*Task goal*
Leave out any picture and return the remaining listing below exactly as given.

*Data shown*
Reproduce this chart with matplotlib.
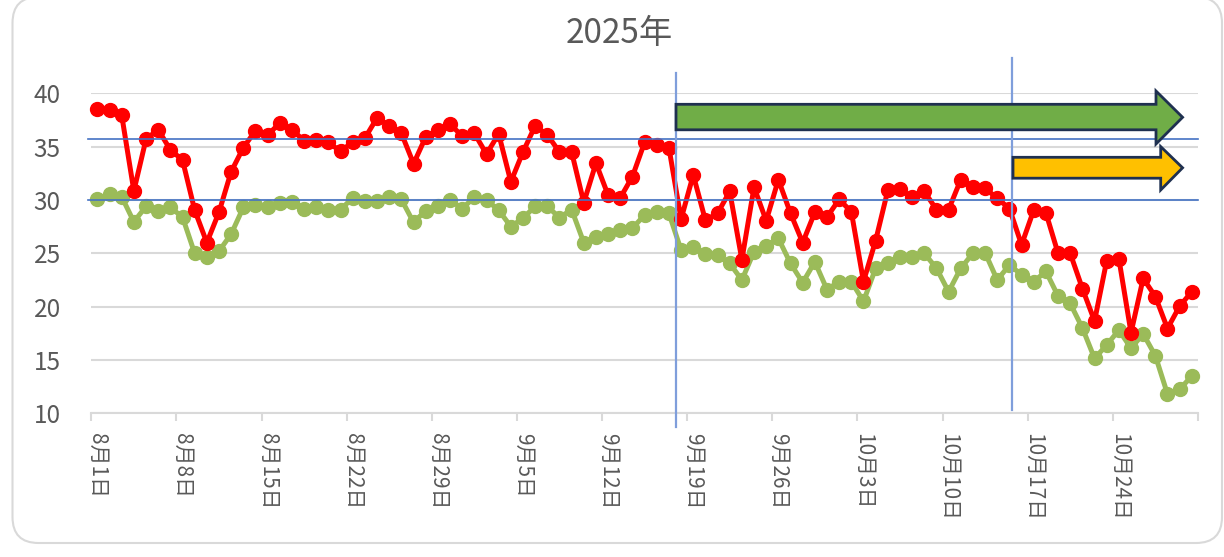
import matplotlib
matplotlib.use("Agg")
import matplotlib.pyplot as plt
from matplotlib.patches import Polygon, FancyBboxPatch
from matplotlib.lines import Line2D
from matplotlib.transforms import IdentityTransform
import numpy as np

plt.rcParams['font.family'] = ['Noto Sans CJK JP', 'DejaVu Sans']

# ---- data (daily values, Aug 1 .. Oct 30, 2025) ----
max_temp = [38.5, 38.4, 37.95, 30.85, 35.7, 36.6, 34.7, 33.75, 29.05, 26.0,
            28.85, 32.65, 34.9, 36.5, 36.1, 37.2, 36.6, 35.55, 35.6, 35.4,
            34.55, 35.45, 35.8, 37.7, 36.95, 36.25, 33.4, 35.9, 36.6, 37.1,
            36.0, 36.25, 34.3, 36.2, 31.7, 34.5, 36.95, 36.1, 34.5, 34.5,
            29.75, 33.45, 30.45, 30.2, 32.2, 35.4, 35.15, 34.9, 28.2, 32.35,
            28.1, 28.75, 30.8, 24.4, 31.2, 28.05, 31.9, 28.75, 26.0, 28.85,
            28.4, 30.05, 28.9, 22.35, 26.2, 30.9, 31.0, 30.25, 30.8, 29.1,
            29.1, 31.9, 31.25, 31.1, 30.15, 29.2, 25.8, 29.05, 28.8, 25.0,
            25.0, 21.7, 18.65, 24.3, 24.5, 17.55, 22.65, 20.95, 17.95, 20.05,
            21.4]
min_temp = [30.05, 30.6, 30.3, 27.95, 29.4, 29.0, 29.3, 28.4, 25.0, 24.7,
            25.2, 26.8, 29.3, 29.5, 29.3, 29.75, 29.85, 29.2, 29.3, 29.05,
            29.1, 30.2, 29.9, 29.9, 30.25, 30.05, 27.9, 29.0, 29.4, 30.0,
            29.2, 30.25, 30.0, 29.05, 27.5, 28.3, 29.4, 29.4, 28.35, 29.1,
            26.0, 26.55, 26.85, 27.15, 27.35, 28.6, 28.85, 28.75, 25.3, 25.6,
            24.9, 24.8, 24.05, 22.5, 25.15, 25.7, 26.4, 24.05, 22.25, 24.2,
            21.6, 22.35, 22.35, 20.5, 23.6, 24.1, 24.7, 24.7, 25.0, 23.6,
            21.4, 23.6, 25.0, 25.05, 22.5, 23.9, 23.0, 22.35, 23.3, 21.0,
            20.3, 18.0, 15.15, 16.4, 17.8, 16.1, 17.45, 15.4, 11.8, 12.25,
            13.5]
tick_labels = ["8月1日", "8月8日", "8月15日", "8月22日", "8月29日", "9月5日",
               "9月12日", "9月19日", "9月26日", "10月3日", "10月10日",
               "10月17日", "10月24日"]
ref_levels = [35.7, 30.0]
title = "2025年"

W, H = 1224, 557
fig = plt.figure(figsize=(W / 100, H / 100), dpi=100)

# rounded chart border
border = FancyBboxPatch((12.5, H - 543), 1222 - 12.5, 543 + 3,
                        boxstyle="round,pad=0,rounding_size=26",
                        transform=IdentityTransform(), facecolor='white',
                        edgecolor='#d9d9d9', linewidth=1.5, zorder=0)
fig.add_artist(border)

x0, x1 = 91.3, 1197.9
ytop, ybot = 93.3, 413.3
ax = fig.add_axes([x0 / W, 1 - ybot / H, (x1 - x0) / W, (ybot - ytop) / H])
ax.set_facecolor('none')

n = len(max_temp)
x = np.arange(n)
ax.set_xlim(-0.5, n - 0.5)
ax.set_ylim(10, 40)

ax.plot(x, min_temp, color='#9BBB59', lw=3.6, marker='o', ms=10,
        solid_joinstyle='round', zorder=3, clip_on=False)
ax.plot(x, max_temp, color='#FF0000', lw=3.6, marker='o', ms=10,
        solid_joinstyle='round', zorder=4, clip_on=False)

# grid & axes styling
ax.set_yticks([10, 15, 20, 25, 30, 35, 40])
ax.grid(axis='y', color='#d9d9d9', lw=1.5, zorder=0)
ax.set_axisbelow(True)
for s in ['top', 'right', 'left']:
    ax.spines[s].set_visible(False)
ax.spines['bottom'].set_color('#d9d9d9')
ax.spines['bottom'].set_linewidth(1.5)
ax.tick_params(axis='y', length=0, pad=22, labelsize=17.5, labelcolor='#595959')

label_pos = [7 * k for k in range(len(tick_labels))]
ax.set_xticks(label_pos)
ax.set_xticklabels(tick_labels, rotation=-90)
ax.tick_params(axis='x', which='major', length=0, pad=14, labelsize=15,
               labelcolor='#595959')
ax.set_xticks([p - 0.5 for p in label_pos] + [n - 0.5], minor=True)
ax.tick_params(axis='x', which='minor', length=6, width=1.5, color='#d9d9d9',
               direction='out')

# reference lines (horizontal)
for lv in ref_levels:
    ax.plot([-0.8, n - 0.5], [lv, lv], color='#4472C4', lw=1.2,
            zorder=6, clip_on=False)


def fp(px, py):
    return (px / W, 1 - py / H)


# vertical marker lines
for xp, ya, yb in [(676, 73, 427), (1012, 57.7, 410)]:
    (fx, fya), (_, fyb) = fp(xp, ya), fp(xp, yb)
    fig.add_artist(Line2D([fx, fx], [fya, fyb], color='#7f9edb', lw=1.6,
                          zorder=7))

# arrows
green_arrow = [(676, 104.3), (1156, 104.3), (1156, 91), (1182.6, 117.3),
               (1156, 144), (1156, 129.8), (676, 129.8)]
orange_arrow = [(1013, 157.3), (1160.7, 157.3), (1160.7, 146.6),
                (1182.6, 167.8), (1160.7, 190), (1160.7, 178.2),
                (1013, 178.2)]
for pts, col in [(green_arrow, '#70AD47'), (orange_arrow, '#FFC000')]:
    poly = Polygon([fp(a, b) for a, b in pts], closed=True, facecolor=col,
                   edgecolor='#1f3050', lw=2, transform=fig.transFigure,
                   zorder=8, joinstyle='miter')
    fig.add_artist(poly)

fig.text(619 / W, 1 - 34 / H, title, ha='center', va='center',
         fontsize=24, color='#595959')

fig.savefig('out.png', dpi=100, facecolor='white')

*Written answer*
Reproduce this chart with matplotlib.
import matplotlib
matplotlib.use("Agg")
import matplotlib.pyplot as plt
from matplotlib.patches import Polygon, FancyBboxPatch
from matplotlib.lines import Line2D
from matplotlib.transforms import IdentityTransform
import numpy as np

plt.rcParams['font.family'] = ['Noto Sans CJK JP', 'DejaVu Sans']

# ---- data (daily values, Aug 1 .. Oct 30, 2025) ----
max_temp = [38.5, 38.4, 37.95, 30.85, 35.7, 36.6, 34.7, 33.75, 29.05, 26.0,
            28.85, 32.65, 34.9, 36.5, 36.1, 37.2, 36.6, 35.55, 35.6, 35.4,
            34.55, 35.45, 35.8, 37.7, 36.95, 36.25, 33.4, 35.9, 36.6, 37.1,
            36.0, 36.25, 34.3, 36.2, 31.7, 34.5, 36.95, 36.1, 34.5, 34.5,
            29.75, 33.45, 30.45, 30.2, 32.2, 35.4, 35.15, 34.9, 28.2, 32.35,
            28.1, 28.75, 30.8, 24.4, 31.2, 28.05, 31.9, 28.75, 26.0, 28.85,
            28.4, 30.05, 28.9, 22.35, 26.2, 30.9, 31.0, 30.25, 30.8, 29.1,
            29.1, 31.9, 31.25, 31.1, 30.15, 29.2, 25.8, 29.05, 28.8, 25.0,
            25.0, 21.7, 18.65, 24.3, 24.5, 17.55, 22.65, 20.95, 17.95, 20.05,
            21.4]
min_temp = [30.05, 30.6, 30.3, 27.95, 29.4, 29.0, 29.3, 28.4, 25.0, 24.7,
            25.2, 26.8, 29.3, 29.5, 29.3, 29.75, 29.85, 29.2, 29.3, 29.05,
            29.1, 30.2, 29.9, 29.9, 30.25, 30.05, 27.9, 29.0, 29.4, 30.0,
            29.2, 30.25, 30.0, 29.05, 27.5, 28.3, 29.4, 29.4, 28.35, 29.1,
            26.0, 26.55, 26.85, 27.15, 27.35, 28.6, 28.85, 28.75, 25.3, 25.6,
            24.9, 24.8, 24.05, 22.5, 25.15, 25.7, 26.4, 24.05, 22.25, 24.2,
            21.6, 22.35, 22.35, 20.5, 23.6, 24.1, 24.7, 24.7, 25.0, 23.6,
            21.4, 23.6, 25.0, 25.05, 22.5, 23.9, 23.0, 22.35, 23.3, 21.0,
            20.3, 18.0, 15.15, 16.4, 17.8, 16.1, 17.45, 15.4, 11.8, 12.25,
            13.5]
tick_labels = ["8月1日", "8月8日", "8月15日", "8月22日", "8月29日", "9月5日",
               "9月12日", "9月19日", "9月26日", "10月3日", "10月10日",
               "10月17日", "10月24日"]
ref_levels = [35.7, 30.0]
title = "2025年"

W, H = 1224, 557
fig = plt.figure(figsize=(W / 100, H / 100), dpi=100)

# rounded chart border
border = FancyBboxPatch((12.5, H - 543), 1222 - 12.5, 543 + 3,
                        boxstyle="round,pad=0,rounding_size=26",
                        transform=IdentityTransform(), facecolor='white',
                        edgecolor='#d9d9d9', linewidth=1.5, zorder=0)
fig.add_artist(border)

x0, x1 = 91.3, 1197.9
ytop, ybot = 93.3, 413.3
ax = fig.add_axes([x0 / W, 1 - ybot / H, (x1 - x0) / W, (ybot - ytop) / H])
ax.set_facecolor('none')

n = len(max_temp)
x = np.arange(n)
ax.set_xlim(-0.5, n - 0.5)
ax.set_ylim(10, 40)

ax.plot(x, min_temp, color='#9BBB59', lw=3.6, marker='o', ms=10,
        solid_joinstyle='round', zorder=3, clip_on=False)
ax.plot(x, max_temp, color='#FF0000', lw=3.6, marker='o', ms=10,
        solid_joinstyle='round', zorder=4, clip_on=False)

# grid & axes styling
ax.set_yticks([10, 15, 20, 25, 30, 35, 40])
ax.grid(axis='y', color='#d9d9d9', lw=1.5, zorder=0)
ax.set_axisbelow(True)
for s in ['top', 'right', 'left']:
    ax.spines[s].set_visible(False)
ax.spines['bottom'].set_color('#d9d9d9')
ax.spines['bottom'].set_linewidth(1.5)
ax.tick_params(axis='y', length=0, pad=22, labelsize=17.5, labelcolor='#595959')

label_pos = [7 * k for k in range(len(tick_labels))]
ax.set_xticks(label_pos)
ax.set_xticklabels(tick_labels, rotation=-90)
ax.tick_params(axis='x', which='major', length=0, pad=14, labelsize=15,
               labelcolor='#595959')
ax.set_xticks([p - 0.5 for p in label_pos] + [n - 0.5], minor=True)
ax.tick_params(axis='x', which='minor', length=6, width=1.5, color='#d9d9d9',
               direction='out')

# reference lines (horizontal)
for lv in ref_levels:
    ax.plot([-0.8, n - 0.5], [lv, lv], color='#4472C4', lw=1.2,
            zorder=6, clip_on=False)


def fp(px, py):
    return (px / W, 1 - py / H)


# vertical marker lines
for xp, ya, yb in [(676, 73, 427), (1012, 57.7, 410)]:
    (fx, fya), (_, fyb) = fp(xp, ya), fp(xp, yb)
    fig.add_artist(Line2D([fx, fx], [fya, fyb], color='#7f9edb', lw=1.6,
                          zorder=7))

# arrows
green_arrow = [(676, 104.3), (1156, 104.3), (1156, 91), (1182.6, 117.3),
               (1156, 144), (1156, 129.8), (676, 129.8)]
orange_arrow = [(1013, 157.3), (1160.7, 157.3), (1160.7, 146.6),
                (1182.6, 167.8), (1160.7, 190), (1160.7, 178.2),
                (1013, 178.2)]
for pts, col in [(green_arrow, '#70AD47'), (orange_arrow, '#FFC000')]:
    poly = Polygon([fp(a, b) for a, b in pts], closed=True, facecolor=col,
                   edgecolor='#1f3050', lw=2, transform=fig.transFigure,
                   zorder=8, joinstyle='miter')
    fig.add_artist(poly)

fig.text(619 / W, 1 - 34 / H, title, ha='center', va='center',
         fontsize=24, color='#595959')

fig.savefig('out.png', dpi=100, facecolor='white')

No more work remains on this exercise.